The Utah Federation of Republican Women will host the event, scheduled for 9 a.m. at Little America. The event will feature Herbert, Johnson and fellow GOP challenger Nate Jensen.
"I am pleased Governor Herbert has finally agreed to a debate," Johnson said in a statement. "This will be a great opportunity for Utahns and delegates to compare the candidates for governor side by side. I look forward to a lively dialogue on policies where Governor Herbert and I differ, such as various tax increases, Common Core [education standards] and Utah's growing dependence on the federal government."
Herbert spokesman Marty Carpenter also called it an opportunity for voters to see distinctions between the candidates.
"Now that the legislative session and bill-review period are over, Governor Herbert looks forward to the opportunity to discuss Utah's remarkable economic success, our investment in education and other issues important to the people of our state," he said.
The Republican candidates are trying to win favor with the 4,000 delegates that could decide the party's nominee at the Republican state convention on April 23. If no candidate garners 60 percent of the delegate support, the top two vote-getters will go on the ballot for the June 28 primary.
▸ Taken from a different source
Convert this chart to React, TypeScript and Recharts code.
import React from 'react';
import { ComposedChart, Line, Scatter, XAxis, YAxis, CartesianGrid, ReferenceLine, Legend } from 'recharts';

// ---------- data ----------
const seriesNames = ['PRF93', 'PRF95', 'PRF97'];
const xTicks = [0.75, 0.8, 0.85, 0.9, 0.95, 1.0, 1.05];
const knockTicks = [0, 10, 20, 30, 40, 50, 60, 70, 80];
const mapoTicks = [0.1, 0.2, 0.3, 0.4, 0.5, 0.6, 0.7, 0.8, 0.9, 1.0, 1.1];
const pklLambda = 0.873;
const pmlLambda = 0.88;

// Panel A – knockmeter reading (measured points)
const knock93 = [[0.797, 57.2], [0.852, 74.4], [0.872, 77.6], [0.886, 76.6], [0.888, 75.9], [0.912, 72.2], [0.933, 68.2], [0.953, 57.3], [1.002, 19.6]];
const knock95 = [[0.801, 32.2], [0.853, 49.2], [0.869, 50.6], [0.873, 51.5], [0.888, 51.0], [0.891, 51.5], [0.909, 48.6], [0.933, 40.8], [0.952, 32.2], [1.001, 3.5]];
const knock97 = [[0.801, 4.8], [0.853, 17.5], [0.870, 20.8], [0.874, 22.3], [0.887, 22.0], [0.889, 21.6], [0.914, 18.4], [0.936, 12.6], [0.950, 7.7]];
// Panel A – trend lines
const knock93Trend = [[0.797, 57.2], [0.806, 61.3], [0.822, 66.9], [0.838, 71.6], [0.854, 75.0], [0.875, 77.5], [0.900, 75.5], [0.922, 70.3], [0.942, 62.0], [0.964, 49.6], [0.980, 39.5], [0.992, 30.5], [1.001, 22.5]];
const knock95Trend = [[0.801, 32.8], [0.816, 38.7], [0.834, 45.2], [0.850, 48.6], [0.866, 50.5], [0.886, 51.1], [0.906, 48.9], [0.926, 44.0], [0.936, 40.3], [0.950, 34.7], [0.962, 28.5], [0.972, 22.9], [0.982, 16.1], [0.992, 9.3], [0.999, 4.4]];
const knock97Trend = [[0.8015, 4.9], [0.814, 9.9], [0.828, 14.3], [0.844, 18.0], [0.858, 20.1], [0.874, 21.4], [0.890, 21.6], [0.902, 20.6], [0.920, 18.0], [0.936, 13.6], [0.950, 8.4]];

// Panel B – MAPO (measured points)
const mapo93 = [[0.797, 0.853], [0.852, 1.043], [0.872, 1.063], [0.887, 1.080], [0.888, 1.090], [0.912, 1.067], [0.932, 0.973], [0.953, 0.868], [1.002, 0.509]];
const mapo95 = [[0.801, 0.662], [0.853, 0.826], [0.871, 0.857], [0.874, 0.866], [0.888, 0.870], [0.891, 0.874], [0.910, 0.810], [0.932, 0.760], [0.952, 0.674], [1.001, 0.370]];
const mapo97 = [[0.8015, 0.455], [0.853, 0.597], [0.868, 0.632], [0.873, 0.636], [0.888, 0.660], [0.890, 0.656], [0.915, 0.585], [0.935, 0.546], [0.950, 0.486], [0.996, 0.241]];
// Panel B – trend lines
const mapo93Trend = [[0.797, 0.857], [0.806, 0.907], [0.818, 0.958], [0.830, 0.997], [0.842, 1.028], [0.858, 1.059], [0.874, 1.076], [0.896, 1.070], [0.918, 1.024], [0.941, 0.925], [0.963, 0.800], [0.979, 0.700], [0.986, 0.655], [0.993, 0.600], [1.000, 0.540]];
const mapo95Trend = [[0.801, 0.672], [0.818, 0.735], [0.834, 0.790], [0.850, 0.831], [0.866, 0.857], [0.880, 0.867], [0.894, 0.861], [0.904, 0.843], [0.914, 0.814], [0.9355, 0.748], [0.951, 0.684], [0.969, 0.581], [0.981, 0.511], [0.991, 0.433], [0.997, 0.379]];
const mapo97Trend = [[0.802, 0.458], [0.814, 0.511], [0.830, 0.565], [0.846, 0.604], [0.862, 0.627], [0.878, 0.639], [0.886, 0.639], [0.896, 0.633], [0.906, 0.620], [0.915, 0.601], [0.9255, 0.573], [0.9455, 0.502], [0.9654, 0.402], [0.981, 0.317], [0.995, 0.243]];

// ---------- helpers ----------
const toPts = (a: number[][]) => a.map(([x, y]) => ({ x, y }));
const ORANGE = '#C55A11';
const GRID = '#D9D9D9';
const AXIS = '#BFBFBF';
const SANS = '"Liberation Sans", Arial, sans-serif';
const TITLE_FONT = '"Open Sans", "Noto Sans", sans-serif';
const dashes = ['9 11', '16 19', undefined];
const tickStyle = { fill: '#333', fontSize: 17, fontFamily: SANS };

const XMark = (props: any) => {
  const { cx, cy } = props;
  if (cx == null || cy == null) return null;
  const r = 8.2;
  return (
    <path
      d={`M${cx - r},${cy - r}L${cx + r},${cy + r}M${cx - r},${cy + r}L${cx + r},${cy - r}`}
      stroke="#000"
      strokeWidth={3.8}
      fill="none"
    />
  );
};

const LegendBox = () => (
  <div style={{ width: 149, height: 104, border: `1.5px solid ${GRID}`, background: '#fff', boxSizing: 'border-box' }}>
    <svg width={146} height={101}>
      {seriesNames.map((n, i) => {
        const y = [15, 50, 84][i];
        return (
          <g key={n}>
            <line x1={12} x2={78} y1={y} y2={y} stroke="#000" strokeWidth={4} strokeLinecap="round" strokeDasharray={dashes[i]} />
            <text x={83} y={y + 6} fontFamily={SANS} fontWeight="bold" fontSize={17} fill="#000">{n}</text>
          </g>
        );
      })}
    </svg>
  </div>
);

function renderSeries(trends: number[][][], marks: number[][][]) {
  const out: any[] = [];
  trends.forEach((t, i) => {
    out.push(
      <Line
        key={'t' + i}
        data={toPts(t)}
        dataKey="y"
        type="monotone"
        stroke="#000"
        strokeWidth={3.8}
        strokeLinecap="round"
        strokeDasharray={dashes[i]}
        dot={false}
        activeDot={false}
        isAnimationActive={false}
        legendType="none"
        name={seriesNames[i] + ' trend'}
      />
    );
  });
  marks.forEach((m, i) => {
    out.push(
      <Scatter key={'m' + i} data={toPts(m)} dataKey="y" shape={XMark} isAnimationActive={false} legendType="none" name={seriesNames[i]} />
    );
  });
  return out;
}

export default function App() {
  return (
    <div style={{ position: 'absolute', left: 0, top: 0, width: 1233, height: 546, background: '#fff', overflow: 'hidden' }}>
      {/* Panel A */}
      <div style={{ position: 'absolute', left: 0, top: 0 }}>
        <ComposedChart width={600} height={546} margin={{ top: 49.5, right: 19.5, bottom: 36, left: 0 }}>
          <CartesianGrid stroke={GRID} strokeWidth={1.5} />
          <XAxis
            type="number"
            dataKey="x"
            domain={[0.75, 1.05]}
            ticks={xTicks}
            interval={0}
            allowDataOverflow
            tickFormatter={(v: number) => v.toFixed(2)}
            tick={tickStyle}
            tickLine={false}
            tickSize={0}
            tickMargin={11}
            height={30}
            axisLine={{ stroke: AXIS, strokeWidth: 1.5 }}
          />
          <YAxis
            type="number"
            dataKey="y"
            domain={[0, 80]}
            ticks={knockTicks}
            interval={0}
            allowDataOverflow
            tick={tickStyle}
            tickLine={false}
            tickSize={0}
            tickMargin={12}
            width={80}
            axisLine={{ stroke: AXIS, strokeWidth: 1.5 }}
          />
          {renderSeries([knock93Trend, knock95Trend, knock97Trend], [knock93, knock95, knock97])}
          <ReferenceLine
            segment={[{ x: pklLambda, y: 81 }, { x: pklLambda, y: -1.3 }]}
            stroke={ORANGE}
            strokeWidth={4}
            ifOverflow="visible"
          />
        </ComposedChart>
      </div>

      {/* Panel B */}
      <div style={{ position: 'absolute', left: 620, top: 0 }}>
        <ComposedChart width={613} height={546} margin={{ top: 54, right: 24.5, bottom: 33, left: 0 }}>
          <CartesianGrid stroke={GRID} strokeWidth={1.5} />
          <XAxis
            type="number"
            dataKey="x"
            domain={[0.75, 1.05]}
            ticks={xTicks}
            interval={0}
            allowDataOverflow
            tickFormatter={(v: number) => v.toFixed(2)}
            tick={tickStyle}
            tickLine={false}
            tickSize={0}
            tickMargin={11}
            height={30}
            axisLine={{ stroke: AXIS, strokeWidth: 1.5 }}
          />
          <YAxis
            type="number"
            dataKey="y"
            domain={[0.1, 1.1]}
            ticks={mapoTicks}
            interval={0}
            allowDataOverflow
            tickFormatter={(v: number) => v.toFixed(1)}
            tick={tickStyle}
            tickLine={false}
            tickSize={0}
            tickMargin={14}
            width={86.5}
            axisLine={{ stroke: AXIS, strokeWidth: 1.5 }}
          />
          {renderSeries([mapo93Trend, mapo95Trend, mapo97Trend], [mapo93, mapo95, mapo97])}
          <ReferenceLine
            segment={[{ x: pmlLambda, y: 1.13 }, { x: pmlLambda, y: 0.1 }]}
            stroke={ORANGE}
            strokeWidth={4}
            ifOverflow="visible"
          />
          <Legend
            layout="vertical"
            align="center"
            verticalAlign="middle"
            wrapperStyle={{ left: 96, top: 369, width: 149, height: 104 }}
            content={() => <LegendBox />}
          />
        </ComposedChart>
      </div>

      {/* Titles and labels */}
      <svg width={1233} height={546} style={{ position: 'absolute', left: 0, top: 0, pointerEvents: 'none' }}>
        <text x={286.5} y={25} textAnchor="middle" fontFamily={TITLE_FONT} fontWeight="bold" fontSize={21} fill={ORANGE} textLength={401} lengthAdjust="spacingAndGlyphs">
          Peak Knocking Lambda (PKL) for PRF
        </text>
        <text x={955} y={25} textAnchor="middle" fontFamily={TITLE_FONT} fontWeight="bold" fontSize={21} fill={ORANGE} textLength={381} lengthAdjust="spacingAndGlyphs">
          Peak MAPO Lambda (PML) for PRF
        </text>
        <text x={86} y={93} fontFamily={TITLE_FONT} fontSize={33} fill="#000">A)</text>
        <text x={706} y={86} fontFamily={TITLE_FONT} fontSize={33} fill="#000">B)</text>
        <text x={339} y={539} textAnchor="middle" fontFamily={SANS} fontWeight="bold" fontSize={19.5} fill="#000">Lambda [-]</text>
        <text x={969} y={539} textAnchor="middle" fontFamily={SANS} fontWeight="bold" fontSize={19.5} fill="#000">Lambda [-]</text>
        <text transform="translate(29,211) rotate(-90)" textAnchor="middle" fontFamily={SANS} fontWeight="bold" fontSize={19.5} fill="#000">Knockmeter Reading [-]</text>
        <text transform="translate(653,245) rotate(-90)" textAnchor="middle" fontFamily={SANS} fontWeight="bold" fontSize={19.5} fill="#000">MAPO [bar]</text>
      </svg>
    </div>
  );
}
Herbert has presumably already secured a spot on the primary ballot by gathering 28,000 signatures on petitions, although legal challenges by the Utah Republican Party are pending to the signature-gathering path that could scuttle the process.
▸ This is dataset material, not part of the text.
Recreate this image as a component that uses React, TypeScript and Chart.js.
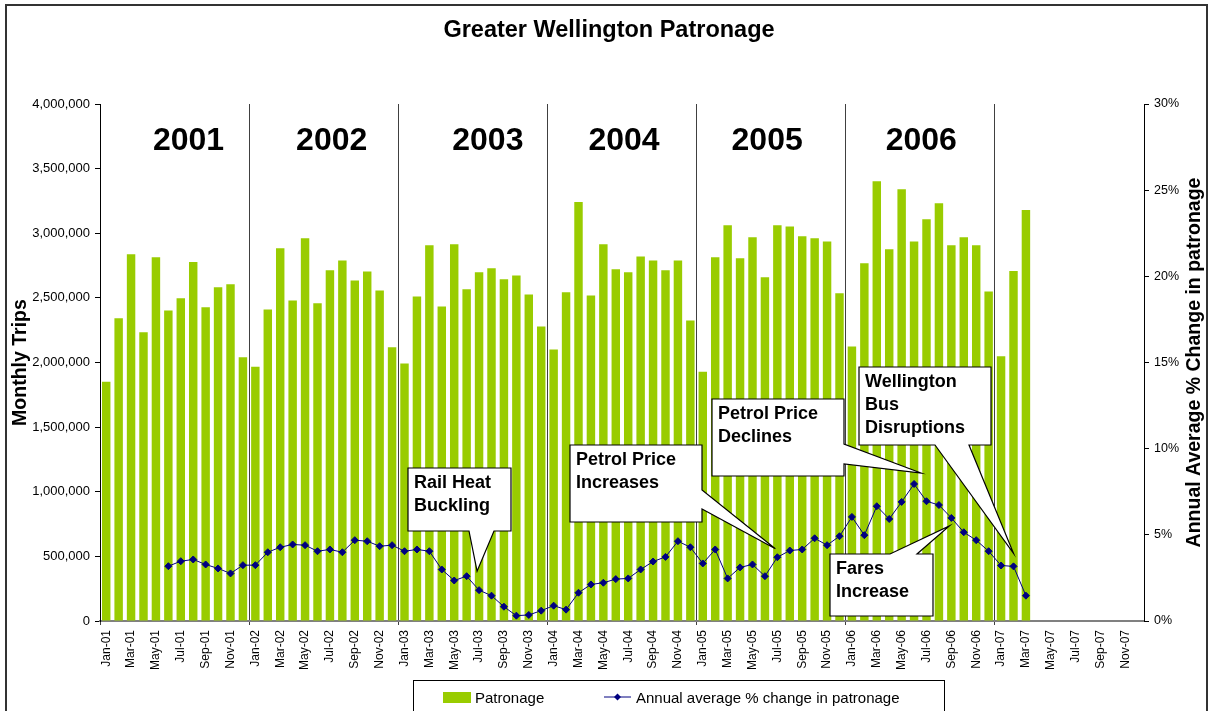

The Utah Supreme Court is scheduled to hear arguments Monday on the state GOP's challenge to the signature-gathering avenue to get on the ballot. And a pair of questions are pending before a federal judge challenging the constitutionality of the program.
Johnson had been challenging Herbert to debates for months and went so far as to debate Democratic Sen. Jim Dabakis in an effort to gain a platform to speak to the public.
The two appeared at a recent candidate forum with all the major-party gubernatorial candidates sponsored by the Utah Foundation, but the event did not allow interaction between Herbert and Johnson.